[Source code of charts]
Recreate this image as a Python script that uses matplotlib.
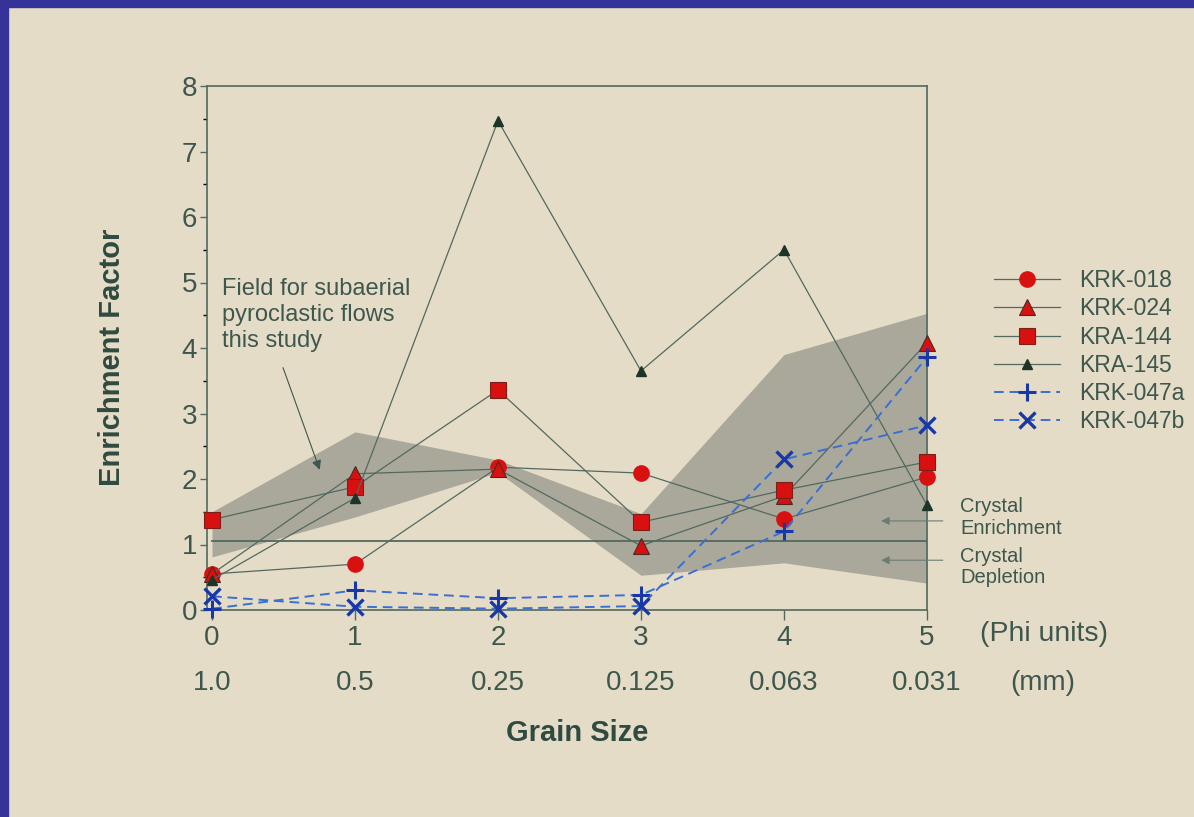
import matplotlib.pyplot as plt
from matplotlib.patches import Rectangle

plt.rcParams['font.family'] = ['Liberation Sans', 'DejaVu Sans']

# grain size classes
phi = [0, 1, 2, 3, 4, 5]
phi_labels = ['0', '1', '2', '3', '4', '5']
mm_labels = ['1.0', '0.5', '0.25', '0.125', '0.063', '0.031']

# enrichment factors
krk018 = [0.55, 0.70, 2.18, 2.09, 1.39, 2.03]
krk024 = [0.55, 2.08, 2.15, 0.98, 1.74, 4.08]
kra144 = [1.38, 1.88, 3.36, 1.34, 1.83, 2.26]
kra145 = [0.46, 1.71, 7.47, 3.65, 5.50, 1.60]
krk047a = [0.02, 0.30, 0.18, 0.23, 1.20, 3.86]
krk047b = [0.21, 0.05, 0.02, 0.06, 2.30, 2.82]

# shaded field for subaerial pyroclastic flows
field_upper = [1.50, 2.72, 2.29, 1.47, 3.90, 4.53]
field_lower = [0.81, 1.42, 2.10, 0.53, 0.72, 0.41]

boundary = 1.05

bg = '#e5dcc8'
ink = '#3e574d'
line_col = '#52695f'
red = '#d81010'
blue_dark = '#1838a8'
blue_line = '#3a6fd2'

fig = plt.figure(figsize=(11.94, 8.17), dpi=100, facecolor=bg)
ax = fig.add_axes([207 / 1194, 1 - 610 / 817, 720 / 1194, 524 / 817])
ax.set_facecolor(bg)

# slide border (left and top)
fig.patches.append(Rectangle((0, 0), 8 / 1194, 1, transform=fig.transFigure,
                             color='#35339a', zorder=10))
fig.patches.append(Rectangle((0, 1 - 7 / 817), 1, 7 / 817, transform=fig.transFigure,
                             color='#35339a', zorder=10))

ax.fill_between(phi, field_lower, field_upper, color='#aaa89b', lw=0, zorder=1)
ax.plot([0, 5], [boundary, boundary], color=line_col, lw=1.3, zorder=2)

lw = 0.9
ax.plot(phi, krk018, color=line_col, lw=lw, marker='o', ms=11, mfc=red, mec=red,
        label='KRK-018', zorder=4, clip_on=False)
ax.plot(phi, krk024, color=line_col, lw=lw, marker='^', ms=11, mfc=red, mec='#4a2a20',
        mew=0.8, label='KRK-024', zorder=4, clip_on=False)
ax.plot(phi, kra144, color=line_col, lw=lw, marker='s', ms=11, mfc=red, mec='#7a2018',
        mew=0.8, label='KRA-144', zorder=4, clip_on=False)
ax.plot(phi, kra145, color=line_col, lw=lw, marker='^', ms=6.5, mfc='#1d3528', mec='#1d3528',
        label='KRA-145', zorder=4, clip_on=False)
ax.plot(phi, krk047a, color=blue_line, lw=1.4, ls=(0, (5, 3)), marker='+', ms=13, mew=2.2,
        mec=blue_dark, label='KRK-047a', zorder=5, clip_on=False)
ax.plot(phi, krk047b, color=blue_line, lw=1.4, ls=(0, (5, 3)), marker='x', ms=11, mew=2.4,
        mec=blue_dark, label='KRK-047b', zorder=5, clip_on=False)

ax.set_xlim(-0.035, 5)
ax.set_ylim(0, 8)
ax.set_xticks(phi)
ax.set_xticklabels(phi_labels)
ax.set_yticks(range(9))
ax.set_yticks([i + 0.5 for i in range(8)], minor=True)
ax.tick_params(axis='both', colors=line_col, labelcolor=ink, labelsize=20, width=1)
ax.tick_params(axis='y', length=5, pad=2)
ax.tick_params(axis='y', which='minor', length=3, width=1)
ax.tick_params(axis='x', length=7, pad=4)
for s in ax.spines.values():
    s.set_color(line_col)
    s.set_linewidth(1.2)

# second row of grain size labels (mm)
for x, lab in zip(phi, mm_labels):
    ax.text(x, -0.139, lab, transform=ax.get_xaxis_transform(), ha='center', va='center',
            fontsize=20, color=ink)
fig.text(980 / 1194, 1 - 634 / 817, '(Phi units)', ha='left', va='center', fontsize=20.5, color=ink)
fig.text(1010 / 1194, 1 - 683 / 817, '(mm)', ha='left', va='center', fontsize=20, color=ink)
fig.text(577 / 1194, 1 - 733 / 817, 'Grain Size', ha='center', va='center', fontsize=21,
         fontweight='bold', color='#2f4a40')
fig.text(112 / 1194, 1 - 357 / 817, 'Enrichment Factor', ha='center', va='center', fontsize=21,
         fontweight='bold', color='#2f4a40', rotation=90)

# field annotation
ax.text(0.07, 5.07, 'Field for subaerial\npyroclastic flows\nthis study', ha='left', va='top',
        fontsize=17, color=ink, linespacing=1.25)
ax.annotate('', xy=(0.76, 2.1), xytext=(0.49, 3.74),
            arrowprops=dict(arrowstyle='-|>', color=ink, lw=0.8, mutation_scale=14))

# crystal enrichment / depletion labels
for yv, txt, ya in [(1.36, 'Crystal\nEnrichment', 1.72), (0.76, 'Crystal\nDepletion', 0.96)]:
    ax.annotate('', xy=(4.66, yv), xytext=(5.13, yv), annotation_clip=False,
                arrowprops=dict(arrowstyle='-|>', color='#6a7d72', lw=0.8, mutation_scale=12))
    ax.text(5.23, ya, txt, ha='left', va='top', fontsize=14.5, color=ink,
            linespacing=1.15, clip_on=False)

leg = fig.legend(loc='upper left', bbox_to_anchor=(994 / 1194, 1 - 269 / 817), frameon=False,
                 fontsize=16.5, handlelength=2.9, handletextpad=0.8, labelspacing=0.23,
                 borderpad=0, borderaxespad=0)
for t in leg.get_texts():
    t.set_color(ink)

fig.savefig('out.png', dpi=100, facecolor=bg)
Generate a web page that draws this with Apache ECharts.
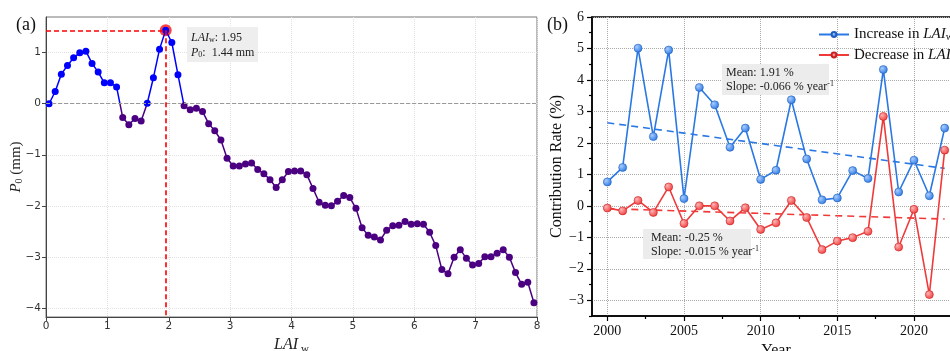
<!DOCTYPE html>
<html>
<head>
<meta charset="utf-8">
<script src="https://cdn.jsdelivr.net/npm/echarts@6/dist/echarts.min.js"></script>
<style>html,body{margin:0;padding:0;background:#fff}#chart{width:950px;height:351px}</style>
</head>
<body>
<div id="chart"></div>
<script>
// panel (a): P0 vs LAI_w
const laiW = [0.05,0.15,0.25,0.35,0.45,0.55,0.65,0.75,0.85,0.95,
  1.05,1.15,1.25,1.35,1.45,1.55,1.65,1.75,1.85,1.95,
  2.05,2.15,2.25,2.35,2.45,2.55,2.65,2.75,2.85,2.95,
  3.05,3.15,3.25,3.35,3.45,3.55,3.65,3.75,3.85,3.95,
  4.05,4.15,4.25,4.35,4.45,4.55,4.65,4.75,4.85,4.95,
  5.05,5.15,5.25,5.35,5.45,5.55,5.65,5.75,5.85,5.95,
  6.05,6.15,6.25,6.35,6.45,6.55,6.65,6.75,6.85,6.95,
  7.05,7.15,7.25,7.35,7.45,7.55,7.65,7.75,7.85,7.95];
const p0 = [0.00,0.24,0.58,0.75,0.90,1.00,1.03,0.79,0.62,0.41,
  0.41,0.33,-0.27,-0.41,-0.29,-0.34,0.01,0.51,1.07,1.44,
  1.20,0.57,-0.04,-0.12,-0.09,-0.15,-0.39,-0.53,-0.71,-1.07,
  -1.22,-1.22,-1.18,-1.16,-1.29,-1.37,-1.49,-1.64,-1.49,-1.33,
  -1.32,-1.32,-1.39,-1.66,-1.93,-1.99,-2.00,-1.91,-1.80,-1.84,
  -2.05,-2.43,-2.58,-2.61,-2.67,-2.48,-2.39,-2.38,-2.31,-2.36,
  -2.35,-2.36,-2.52,-2.78,-3.25,-3.33,-3.01,-2.86,-3.03,-3.16,
  -3.13,-3.00,-3.00,-2.93,-2.86,-3.01,-3.31,-3.54,-3.50,-3.90];
const peakLai = 1.95;
const peakP0 = 1.44;
const aTicksY = [-4, -3, -2, -1, 0, 1];
const aMinY = -4.18, aMaxY = 1.7;

// panel (b): contribution rate by year
const years = [2000,2001,2002,2003,2004,2005,2006,2007,2008,2009,2010,2011,
  2012,2013,2014,2015,2016,2017,2018,2019,2020,2021,2022];
const incRate = [0.76,1.22,5.01,2.20,4.95,0.23,3.76,3.21,1.86,2.47,0.84,1.13,
  3.37,1.49,0.19,0.25,1.12,0.87,4.33,0.44,1.45,0.32,2.47];
const decRate = [-0.07,-0.16,0.17,-0.21,0.60,-0.56,0.00,0.00,-0.48,-0.06,-0.75,-0.54,
  0.17,-0.37,-1.39,-1.12,-1.01,-0.81,2.84,-1.31,-0.11,-2.82,1.77];
const trendYears = [2000, 2022];
const incTrend = [2.64, 1.19];
const decTrend = [-0.09, -0.42];
const bTicksX = [2000, 2005, 2010, 2015, 2020];
const bMinorX = [2002.5, 2007.5, 2012.5, 2017.5, 2022.5];
const bTicksY = [-3, -2, -1, 0, 1, 2, 3, 4, 5, 6];
const bMinorY = [-3.5, -2.5, -1.5, -0.5, 0.5, 1.5, 2.5, 3.5, 4.5, 5.5];

const minus = v => (v < 0 ? '\u2212' + Math.abs(v) : String(v));
const serif = '"Liberation Serif", "DejaVu Serif", serif';
const sans = '"DejaVu Sans", sans-serif';
const BLUE = '#2a78e4', RED = '#f03a3a';
const POS = '#0000ff', NEG = '#4b0082';
const ball = (c0, c1) => new echarts.graphic.RadialGradient(0.35, 0.35, 0.7, [
  {offset: 0, color: c0}, {offset: 1, color: c1}]);

const gridA = {left: 46, top: 17, width: 491, height: 300};
// where P0 = 0 sits inside grid (a), as a fraction from the top
const zeroFrac = aMaxY / (aMaxY - aMinY);
const signLine = new echarts.graphic.LinearGradient(0, gridA.top, 0, gridA.top + gridA.height, [
  {offset: 0, color: POS}, {offset: zeroFrac, color: POS},
  {offset: zeroFrac, color: NEG}, {offset: 1, color: NEG}], true);

const chart = echarts.init(document.getElementById('chart'));

chart.setOption({
  animation: false,
  textStyle: {fontFamily: serif},
  grid: [
    Object.assign({show: true, borderColor: '#777', borderWidth: 1, outerBoundsMode: 'none', containLabel: false}, gridA),
    {left: 592, top: 17, width: 368, height: 299, show: true, borderColor: '#000', borderWidth: 1.5,
      outerBoundsMode: 'none', containLabel: false}
  ],
  legend: {
    left: 818, top: 27, padding: 0, orient: 'vertical', itemWidth: 30, itemHeight: 6, itemGap: 5,
    data: ['inc', 'dec'],
    formatter: n => n === 'inc' ? 'Increase in {i|LAI}{s|w}' : 'Decrease in {i|LAI}{s|w}',
    textStyle: {
      fontFamily: serif, fontSize: 15, color: '#111',
      rich: {
        i: {fontFamily: serif, fontSize: 15, fontStyle: 'italic', color: '#111'},
        s: {fontFamily: serif, fontSize: 10, color: '#111', padding: [6, 0, 0, 0]}
      }
    }
  },
  xAxis: [
    {
      gridIndex: 0, type: 'value', min: 0, max: 8, interval: 1,
      name: '{i|LAI} {s|w}', nameLocation: 'middle', nameGap: 16,
      nameTextStyle: {rich: {
        i: {fontFamily: serif, fontSize: 16, fontStyle: 'italic', color: '#222'},
        s: {fontFamily: serif, fontSize: 11, color: '#222', padding: [8, 0, 0, 0]}
      }},
      axisLine: {onZero: false, lineStyle: {color: '#444', width: 1}},
      axisTick: {length: 4, lineStyle: {color: '#444'}},
      axisLabel: {fontFamily: sans, fontSize: 10.5, color: '#333', margin: 4, formatter: minus},
      splitLine: {show: true, lineStyle: {color: '#e2e2e2', type: 'dotted'}}
    },
    {
      gridIndex: 1, type: 'value', min: 1999, max: 2023, position: 'bottom',
      name: 'Year', nameLocation: 'middle', nameGap: 21,
      nameTextStyle: {fontFamily: serif, fontSize: 16, color: '#111'},
      axisLine: {onZero: false, lineStyle: {color: '#000', width: 1.5}},
      axisTick: {length: 5, customValues: bTicksX, lineStyle: {color: '#000', width: 1.2}},
      axisLabel: {customValues: bTicksX, fontFamily: serif, fontSize: 14, color: '#111', margin: 8,
        formatter: v => String(v)},
      splitLine: {show: true, lineStyle: {color: '#aaa', type: 'dotted', width: 1}}
    },
    {
      gridIndex: 1, type: 'value', min: 1999, max: 2023, position: 'bottom',
      axisLine: {show: false, onZero: false},
      axisTick: {length: 3, customValues: bMinorX, lineStyle: {color: '#000', width: 1.2}},
      axisLabel: {show: false},
      splitLine: {show: false}
    }
  ],
  yAxis: [
    {
      gridIndex: 0, type: 'value', min: aMinY, max: aMaxY,
      name: '{i|P}{s|0} (mm)', nameLocation: 'middle', nameGap: 22, nameRotate: 90, nameMoveOverlap: false,
      nameTextStyle: {rich: {
        i: {fontFamily: serif, fontSize: 15, fontStyle: 'italic', color: '#222'},
        s: {fontFamily: serif, fontSize: 10, color: '#222', padding: [6, 0, 0, 0]},
      }, fontFamily: serif, fontSize: 15, color: '#222'},
      axisLine: {onZero: false, lineStyle: {color: '#444', width: 1}},
      axisTick: {length: 4, customValues: aTicksY, lineStyle: {color: '#444'}},
      axisLabel: {customValues: aTicksY, fontFamily: sans, fontSize: 10.5, color: '#333', margin: 5, formatter: minus},
      splitLine: {show: true, lineStyle: {color: '#e2e2e2', type: 'dotted'}}
    },
    {
      gridIndex: 1, type: 'value', min: -3.5, max: 6, position: 'left',
      name: 'Contribution Rate (%)', nameLocation: 'middle', nameGap: 26,
      nameTextStyle: {fontFamily: serif, fontSize: 16, color: '#111'},
      axisLine: {onZero: false, lineStyle: {color: '#000', width: 1.5}},
      axisTick: {length: 5, customValues: bTicksY, lineStyle: {color: '#000', width: 1.2}},
      axisLabel: {customValues: bTicksY, fontFamily: serif, fontSize: 14, color: '#111', margin: 8, formatter: minus},
      splitLine: {show: true, lineStyle: {color: '#aaa', type: 'dotted', width: 1}}
    },
    {
      gridIndex: 1, type: 'value', min: -3.5, max: 6, position: 'left',
      axisLine: {show: false, onZero: false},
      axisTick: {length: 3, customValues: bMinorY, lineStyle: {color: '#000', width: 1.2}},
      axisLabel: {show: false},
      splitLine: {show: false}
    }
  ],
  series: [
    {
      name: 'p0', type: 'line', xAxisIndex: 0, yAxisIndex: 0, z: 4,
      data: laiW.map((x, i) => [x, p0[i]]),
      symbol: 'circle', symbolSize: 7, showSymbol: true,
      lineStyle: {width: 1.5, color: signLine},
      itemStyle: {color: p => (p.value[1] >= 0 ? POS : NEG)}
    },
    {
      name: 'peak', type: 'scatter', xAxisIndex: 0, yAxisIndex: 0, z: 3,
      data: [[peakLai, peakP0]], symbolSize: 12, itemStyle: {color: '#ff1010'},
      markLine: {
        silent: true, symbol: 'none', label: {show: false}, animation: false,
        lineStyle: {color: '#ff0000', type: [5, 3], width: 1.6},
        data: [
          {yAxis: 0, lineStyle: {color: '#999', type: [4, 2], width: 1}},
          [{coord: [0, peakP0]}, {coord: [peakLai, peakP0]}],
          [{coord: [peakLai, peakP0]}, {coord: [peakLai, aMinY]}]
        ]
      }
    },
    {
      name: 'inc', type: 'line', xAxisIndex: 1, yAxisIndex: 1, z: 4,
      data: years.map((y, i) => [y, incRate[i]]),
      symbol: 'circle', symbolSize: 8, color: BLUE,
      lineStyle: {width: 1.6, color: BLUE},
      itemStyle: {color: ball('#a9ccff', BLUE), borderColor: '#1d5fc0', borderWidth: 0.6}
    },
    {
      name: 'dec', type: 'line', xAxisIndex: 1, yAxisIndex: 1, z: 4,
      data: years.map((y, i) => [y, decRate[i]]),
      symbol: 'circle', symbolSize: 8, color: RED,
      lineStyle: {width: 1.6, color: RED},
      itemStyle: {color: ball('#ffb4b4', RED), borderColor: '#c82020', borderWidth: 0.6}
    },
    {
      name: 'incTrend', type: 'line', xAxisIndex: 1, yAxisIndex: 1, z: 3,
      data: trendYears.map((y, i) => [y, incTrend[i]]), symbol: 'none',
      lineStyle: {color: BLUE, type: [7, 5], width: 1.6}
    },
    {
      name: 'decTrend', type: 'line', xAxisIndex: 1, yAxisIndex: 1, z: 3,
      data: trendYears.map((y, i) => [y, decTrend[i]]), symbol: 'none',
      lineStyle: {color: RED, type: [7, 5], width: 1.6}
    }
  ],
  graphic: [
    {type: 'text', left: 16, top: 16, style: {text: '(a)', font: '18px ' + serif, fill: '#111'}},
    {type: 'text', left: 547, top: 16, style: {text: '(b)', font: '18px ' + serif, fill: '#111'}},
    {type: 'rect', shape: {x: 187, y: 27, width: 71, height: 35}, style: {fill: '#eeeeee'}, z: 5},
    {type: 'text', x: 191, y: 30, z: 6, style: {
      text: '{i|LAI}{s|w}{n|: 1.95}\n{i|P}{s|0}{n|:  1.44 mm}',
      rich: {
        i: {font: 'italic 12px ' + serif, fill: '#222', lineHeight: 15},
        s: {font: '8px ' + serif, fill: '#222', lineHeight: 15, padding: [5, 0, 0, 0]},
        n: {font: '12px ' + serif, fill: '#222', lineHeight: 15}
      }
    }},
    {type: 'rect', shape: {x: 722, y: 64, width: 107, height: 31}, style: {fill: '#ececec'}, z: 5},
    {type: 'text', x: 726, y: 66, z: 6, style: {
      text: '{n|Mean: 1.91 %}\n{n|Slope: -0.066 % year}{p|-1}',
      rich: {
        n: {font: '12px ' + serif, fill: '#222', lineHeight: 14},
        p: {font: '8px ' + serif, fill: '#222', lineHeight: 14, padding: [0, 0, 6, 0]}
      }
    }},
    {type: 'rect', shape: {x: 643, y: 229, width: 108, height: 30}, style: {fill: '#ececec'}, z: 5},
    {type: 'text', x: 651, y: 231, z: 6, style: {
      text: '{n|Mean: -0.25 %}\n{n|Slope: -0.015 % year}{p|-1}',
      rich: {
        n: {font: '12px ' + serif, fill: '#222', lineHeight: 14},
        p: {font: '8px ' + serif, fill: '#222', lineHeight: 14, padding: [0, 0, 6, 0]}
      }
    }}
  ]
});
</script>
</body>
</html>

= STATED EXERCISE =
Give again, word for word, every line from the top of the data through the line with "ax.set_facecolor(bg)", both ends included, and exclude the pictures.

= WRITTEN RESPONSE =
Recreate this image as a Python script that uses matplotlib.
import matplotlib.pyplot as plt
from matplotlib.patches import Rectangle

plt.rcParams['font.family'] = ['Liberation Sans', 'DejaVu Sans']

# grain size classes
phi = [0, 1, 2, 3, 4, 5]
phi_labels = ['0', '1', '2', '3', '4', '5']
mm_labels = ['1.0', '0.5', '0.25', '0.125', '0.063', '0.031']

# enrichment factors
krk018 = [0.55, 0.70, 2.18, 2.09, 1.39, 2.03]
krk024 = [0.55, 2.08, 2.15, 0.98, 1.74, 4.08]
kra144 = [1.38, 1.88, 3.36, 1.34, 1.83, 2.26]
kra145 = [0.46, 1.71, 7.47, 3.65, 5.50, 1.60]
krk047a = [0.02, 0.30, 0.18, 0.23, 1.20, 3.86]
krk047b = [0.21, 0.05, 0.02, 0.06, 2.30, 2.82]

# shaded field for subaerial pyroclastic flows
field_upper = [1.50, 2.72, 2.29, 1.47, 3.90, 4.53]
field_lower = [0.81, 1.42, 2.10, 0.53, 0.72, 0.41]

boundary = 1.05

bg = '#e5dcc8'
ink = '#3e574d'
line_col = '#52695f'
red = '#d81010'
blue_dark = '#1838a8'
blue_line = '#3a6fd2'

fig = plt.figure(figsize=(11.94, 8.17), dpi=100, facecolor=bg)
ax = fig.add_axes([207 / 1194, 1 - 610 / 817, 720 / 1194, 524 / 817])
ax.set_facecolor(bg)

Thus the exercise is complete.